• **PROBLEM TO SOLVE**:
Every line of the listing must be reproduced as it stands. Leave the images behind.

━━━━━ DATA BLOCK ━━━━━

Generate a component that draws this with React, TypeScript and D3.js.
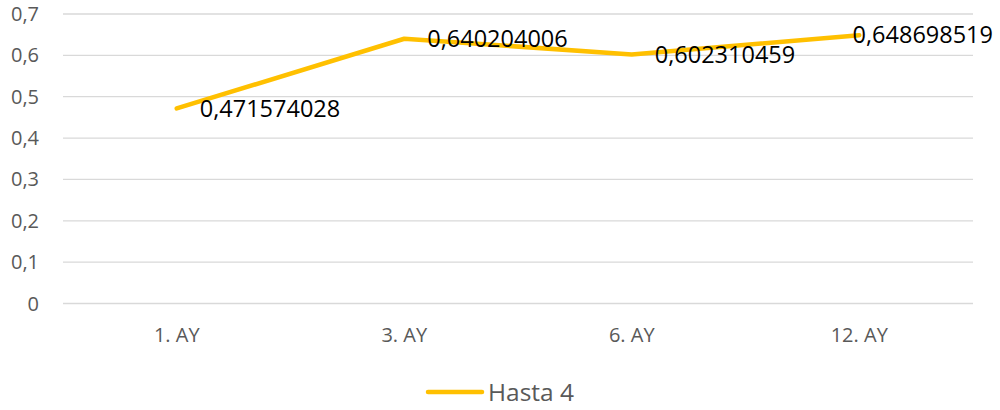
import * as d3 from "d3";
import React, { useEffect, useRef } from "react";

// values
const categories = ["1. AY", "3. AY", "6. AY", "12. AY"];
const hasta4 = [0.471574028, 0.640204006, 0.602310459, 0.648698519];
const yTicks = [0, 0.1, 0.2, 0.3, 0.4, 0.5, 0.6, 0.7];
const seriesName = "Hasta 4";

const width = 1000;
const height = 410;
const font = "'Open Sans', 'DejaVu Sans', sans-serif";

const App = () => {
    const ref = useRef<SVGSVGElement>(null);

    useEffect(() => {
        const svg = d3.select(ref.current);
        svg.selectAll("*").remove();

        const x = d3.scalePoint<string>().domain(categories).range([63, 973]).padding(0.5);
        const y = d3.scaleLinear().domain([0, 0.7]).range([303.5, 14]);
        const fmt = (v: number) => String(+v.toFixed(1)).replace(".", ",");

        // gridlines
        svg.append("g")
            .selectAll("line")
            .data(yTicks)
            .join("line")
            .attr("x1", 63)
            .attr("x2", 973)
            .attr("y1", d => y(d))
            .attr("y2", d => y(d))
            .attr("stroke", "#d9d9d9")
            .attr("stroke-width", 1.3);

        // y labels
        svg.append("g")
            .selectAll("text")
            .data(yTicks)
            .join("text")
            .attr("x", 39)
            .attr("y", d => y(d))
            .attr("dy", "0.35em")
            .attr("text-anchor", "end")
            .attr("font-family", font)
            .attr("font-size", 20)
            .attr("fill", "#595959")
            .text(fmt);

        // x labels
        svg.append("g")
            .selectAll("text")
            .data(categories)
            .join("text")
            .attr("x", d => x(d)!)
            .attr("y", 342)
            .attr("text-anchor", "middle")
            .attr("font-family", font)
            .attr("font-size", 20)
            .attr("fill", "#595959")
            .text(d => d);

        const line = d3.line<number>()
            .x((_, i) => x(categories[i])!)
            .y(d => y(d));

        svg.append("path")
            .attr("d", line(hasta4))
            .attr("fill", "none")
            .attr("stroke", "#ffc000")
            .attr("stroke-width", 4.5)
            .attr("stroke-linejoin", "round")
            .attr("stroke-linecap", "round");

        // data labels, right of the point, pulled back inside if they overflow
        const labels = svg.append("g")
            .selectAll("text")
            .data(hasta4)
            .join("text")
            .attr("y", d => y(d))
            .attr("dy", "0.35em")
            .attr("font-family", font)
            .attr("font-size", 23.5)
            .attr("fill", "#000")
            .text(d => String(d).replace(".", ","));
        labels.each(function (d, i) {
            const w = (this as SVGTextElement).getComputedTextLength();
            const px = x(categories[i])! + 23;
            d3.select(this).attr("x", Math.min(px, 993 - w));
        });

        // legend
        const lg = svg.append("g");
        lg.append("line")
            .attr("x1", 428)
            .attr("x2", 482)
            .attr("y1", 392)
            .attr("y2", 392)
            .attr("stroke", "#ffc000")
            .attr("stroke-width", 4.5)
            .attr("stroke-linecap", "round");
        lg.append("text")
            .attr("x", 488)
            .attr("y", 392)
            .attr("dy", "0.35em")
            .attr("font-family", font)
            .attr("font-size", 24.5)
            .attr("fill", "#595959")
            .text(seriesName);
    }, []);

    return (
        <svg
            ref={ref}
            width={width}
            height={height}
            style={{ position: "absolute", left: 0, top: 0, background: "#fff" }}
        />
    );
};

export default App;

━━━━━

• **FINAL ANSWER**:
Generate a component that draws this with React, TypeScript and D3.js.
import * as d3 from "d3";
import React, { useEffect, useRef } from "react";

// values
const categories = ["1. AY", "3. AY", "6. AY", "12. AY"];
const hasta4 = [0.471574028, 0.640204006, 0.602310459, 0.648698519];
const yTicks = [0, 0.1, 0.2, 0.3, 0.4, 0.5, 0.6, 0.7];
const seriesName = "Hasta 4";

const width = 1000;
const height = 410;
const font = "'Open Sans', 'DejaVu Sans', sans-serif";

const App = () => {
    const ref = useRef<SVGSVGElement>(null);

    useEffect(() => {
        const svg = d3.select(ref.current);
        svg.selectAll("*").remove();

        const x = d3.scalePoint<string>().domain(categories).range([63, 973]).padding(0.5);
        const y = d3.scaleLinear().domain([0, 0.7]).range([303.5, 14]);
        const fmt = (v: number) => String(+v.toFixed(1)).replace(".", ",");

        // gridlines
        svg.append("g")
            .selectAll("line")
            .data(yTicks)
            .join("line")
            .attr("x1", 63)
            .attr("x2", 973)
            .attr("y1", d => y(d))
            .attr("y2", d => y(d))
            .attr("stroke", "#d9d9d9")
            .attr("stroke-width", 1.3);

        // y labels
        svg.append("g")
            .selectAll("text")
            .data(yTicks)
            .join("text")
            .attr("x", 39)
            .attr("y", d => y(d))
            .attr("dy", "0.35em")
            .attr("text-anchor", "end")
            .attr("font-family", font)
            .attr("font-size", 20)
            .attr("fill", "#595959")
            .text(fmt);

        // x labels
        svg.append("g")
            .selectAll("text")
            .data(categories)
            .join("text")
            .attr("x", d => x(d)!)
            .attr("y", 342)
            .attr("text-anchor", "middle")
            .attr("font-family", font)
            .attr("font-size", 20)
            .attr("fill", "#595959")
            .text(d => d);

        const line = d3.line<number>()
            .x((_, i) => x(categories[i])!)
            .y(d => y(d));

        svg.append("path")
            .attr("d", line(hasta4))
            .attr("fill", "none")
            .attr("stroke", "#ffc000")
            .attr("stroke-width", 4.5)
            .attr("stroke-linejoin", "round")
            .attr("stroke-linecap", "round");

        // data labels, right of the point, pulled back inside if they overflow
        const labels = svg.append("g")
            .selectAll("text")
            .data(hasta4)
            .join("text")
            .attr("y", d => y(d))
            .attr("dy", "0.35em")
            .attr("font-family", font)
            .attr("font-size", 23.5)
            .attr("fill", "#000")
            .text(d => String(d).replace(".", ","));
        labels.each(function (d, i) {
            const w = (this as SVGTextElement).getComputedTextLength();
            const px = x(categories[i])! + 23;
            d3.select(this).attr("x", Math.min(px, 993 - w));
        });

        // legend
        const lg = svg.append("g");
        lg.append("line")
            .attr("x1", 428)
            .attr("x2", 482)
            .attr("y1", 392)
            .attr("y2", 392)
            .attr("stroke", "#ffc000")
            .attr("stroke-width", 4.5)
            .attr("stroke-linecap", "round");
        lg.append("text")
            .attr("x", 488)
            .attr("y", 392)
            .attr("dy", "0.35em")
            .attr("font-family", font)
            .attr("font-size", 24.5)
            .attr("fill", "#595959")
            .text(seriesName);
    }, []);

    return (
        <svg
            ref={ref}
            width={width}
            height={height}
            style={{ position: "absolute", left: 0, top: 0, background: "#fff" }}
        />
    );
};

export default App;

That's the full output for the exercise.